Sorry for putting words in your fingers
It appears to me you have an emotional socio-political bondage with Tamil. So my words may not matter much to you, but I believe I have a wider readership, so here goes.
>>Only easy sounds exist in Tamiz.<<
That is an (if I may add, misinformed) opinion, not a fact. There are no easy or hard sounds. Sounds are sounds, and they have a particular pronunciation. Zha may be a hard sound for those who are used to saying it as La, but you get the drift. Else you need to prove to me that easy and difficult are absolute determinants for all people. Mandarin is easy for the Chinese, so it should be easy to all of us. Likewise Sanskrit was easy to Panini, so it must be so for us too. Vedic was easy for Vasishta and Brihaspati. Welcome back from lala land to reality.
>>the common woman/man has no such problem.<<
They dont care a damn, and they are obviously wrong. They prefer the free-flowing madras tamil, rather than split hairs in learning and pronouncing pure tamil as it should be, and it seems you prefer it too.
>>This is because Tamiz has been an old natural language, without any harsh sounds which came into other younger languages.<<
All languages are old natural languages, since all languages derive from older speech. Like tamil, all of them experience changes to varying levels in pronunciation, grammar, vocab, etc. Tamil is no exception to it.
Besides Tamil is just a label for a continuously changing dialect. Tolkappiyar would jump in the well hearing your uneducated tamil men and women speak their free-flowing madras tamil instead of splitting hairs over his hard grammatical pure tamil. People of the 10th century would not agree that the uneducated tamil people of today speak tamil at all. People of the 1st century would not agree with the speech of the people of the 10th century. Anything else is political brainwashing.
>>As compred to these uneducated people the educated ones like us trying to split hairs with each word can not speak one sentence in Tamiz without using English words.<<
The uneducated people are speaking pure free-flowing tamil according to you coz they dont know, and we are the ones having the most difficulty speaking it because we "know better". Right?

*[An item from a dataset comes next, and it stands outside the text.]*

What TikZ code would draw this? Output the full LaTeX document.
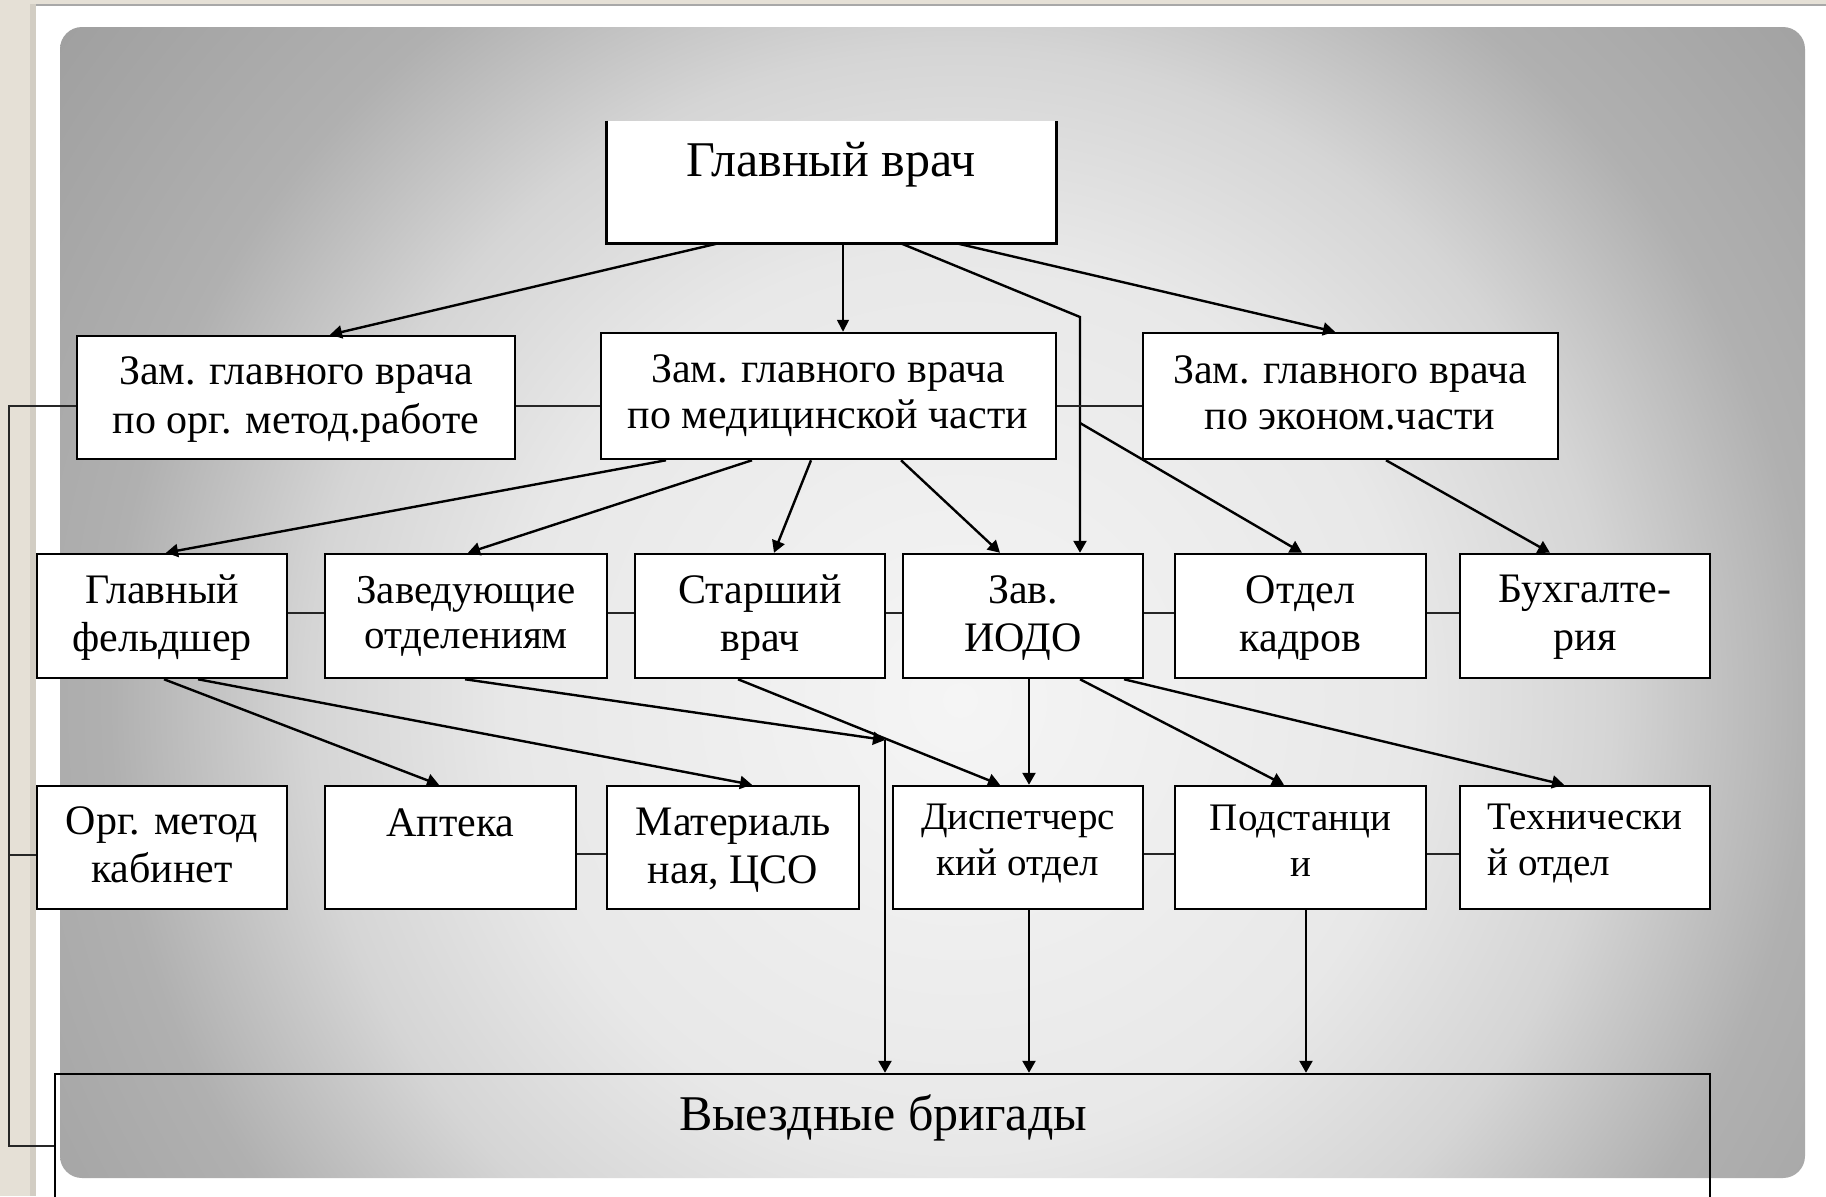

>>Probably because of this easy and smooth flow, Tamiz has been a living language for more than 2000 years.<<
Tamil is just a label for a continuously changing set of dialects, nothing more nothing less. I could as well rename Hindi, Vedic and Proto-Indo-European as Sanskrit and say that Sanskrit has been living for more than 5000 years. Or I could rename French as Latin and say that Latin has been living for 3000 years. Today's Tamil is poles apart from the tamil of 2000 years back. The name of these languages is the only thing that has remained constant. Oh no, even that has become tamiL. It is not even the same language that was spoken 2000 years back, it is a different language altogether, as much as Vedic was to Sanskrit and Sanskrit was to Prakrits and Prakrits to modern Indian languages. It needs education to tell apart the differences, and if you believe tamil now is the same language as the language which was called tamil 2000 years back, then you may find your place among your pet uneducated tamil men and women that you so adore. They are totally different in all respects, so much so that one needs explanations to understand tiruvalluvar and tolkappiyam. And I dont even think Tiruvalluvar & Tolkappiyar lived 2000 years back to start with (if you go by Iravatham Mahadevan's research). He says the pulli (dot) which tolkappiyam mentions did not exist in the tamil brahmi (earliest tamil script) until the 7th century. This agrees well with the evidence of other dravidian grammatical literature starting from the 7th century onwards (i.e telugu and kannada).
>>As compred to these uneducated people the educated ones like us trying to split hairs with each word can not speak one sentence in Tamiz without using English words.<<
Again you are reversing the roles. It needs education to speak pure tamil. It is easy to remain uneducated and have a don't care a damn attitude.
>>I wonder if your Tamiz teacher taught you and your class mates the following two kuRaLs without Da and Ta.<<
Yes she did.
>>You have been empnatically maintaing that the soft sounds like ga, ja, da, Da,& ba were not existing in old Tamiz.<<
I have revised my opinion on that. They perhaps did exist in old tamil (50-50 chance), but certainly did not exist in proto-tamil (which was some form of Dravidian). They may have started being used newly by the time the tamil alphabet system was devised, which is perhaps why they were not included in the alphabet system as they were considered to be mistakes in pronounciation. They gained wider acceptability later but did not find the need to change the script since they were included as allophones of the same sound.